The different targeting sequences tested led to a distinctive gamut of mutations. The seven most effective vectors almost exclusively generated short deletions, whereas the lower efficiency vectors contained more insertions/SNPs (Additional file 2). Of the ten 07g14530 events, seven had insertions of one or more bases. These results suggest that the differences were determined by either the target sequence or the gRNA. Therefore, multiple targeting vectors may be needed for any potential target sequence, depending on the frequencies/types of mutations desired. Obtaining a greater variety of mutations may be desirable when the intent is to produce an allelic series.
The types of mutations between the hairy-root events and somatic embryos are consistent between chromosomal targets and between transformation methods. Within the ten 01g + 11gDDM1 hairy-root events, six contained an A insertion on chr1 at the same position. From those same ten events, five contained an A insertion on the homoeologous target on chr11 (Additional file 2). Each of the somatic-embryo events has the same A insertion for both chr1 and chr11, and in many cases, it is the most abundant read (Additional file 2). Given the consistent insertion pattern, it is tempting to speculate that there may be rules governing the types of mutations that are possible for a given target.

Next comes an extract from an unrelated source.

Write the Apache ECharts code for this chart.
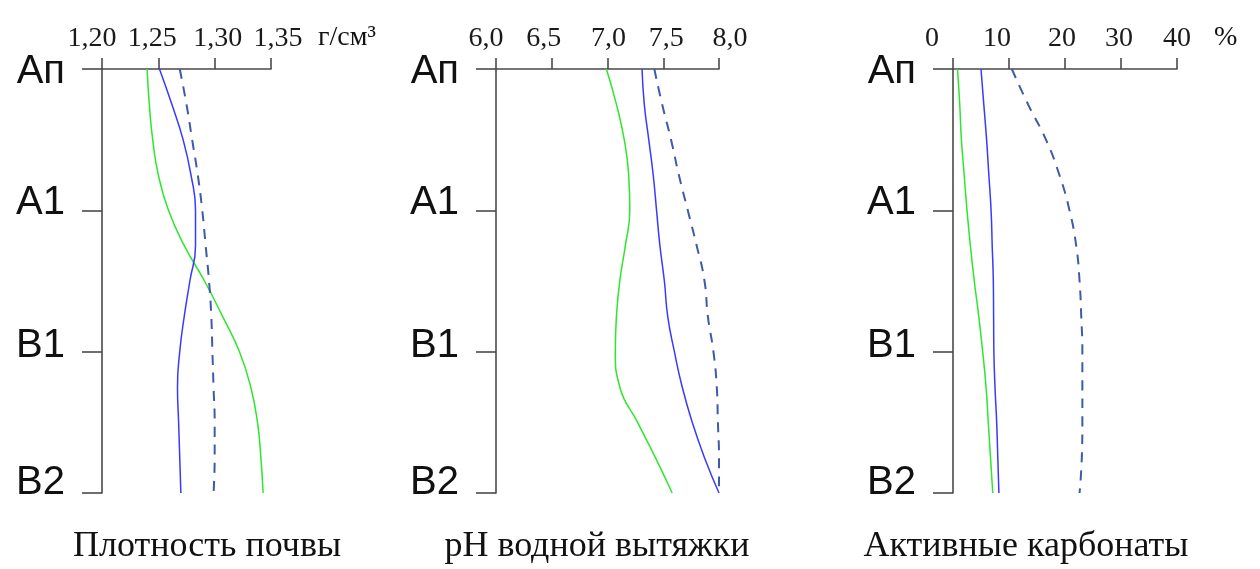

Evaluation of off-target modifications
One limitation of the CRISPR system is the potential for off-target modifications, i.e., the modification of sequences similar to the intended target sequence [13,36]. To determine the extent to which there may be off-target modifications, putative off-target sites were identified for the Glyma07g14530, DDM1, MET1, and miR1514 vectors. Each putative off-target site has two to six mismatches relative to the gRNA (Figure 3).
Two gRNAs created off-target mutations. The 11gDDM1 chr1 off target was modified in 2-13% of the sequenced reads, which is considerably lower than the indel frequency at the intended chr11 target (95-100%). When off-targeting occurred at miR1514 18g, there was a range of frequencies; 100%, 25%, and 5%. The 07g14530-15g and -17g off-target loci had indel frequencies of 2.8% and 2.2%, respectively. However, the increased indel frequencies were also observed in the Cas9 control, showing that they were due to sequencing errors caused by long stretches of T’s in the amplicons. These results indicate that while off-targeting does occur, at least for the tested gRNAs, it is not common, and was generally at a much lower frequency than at the intended target.
gRNA vector construction
In this work, a rapid cloning method (Additional file 5) was developed to create new gRNAs. It consists of a single PCR reaction with two 41-bp primers and an In-Fusion® reaction and can be used to clone any gRNA target sequence. The pUC gRNA shuttle vector makes the construction of gRNAs simple and inexpensive. The use of the In-Fusion® cloning system has the benefit of reducing handling steps, to the point where it should be simple to automate the entire cloning process. Binary Cas9 vectors with four different selectable makers (nptII, GFP, hygromycin, bar) were also created to facilitate plant transformation experiments.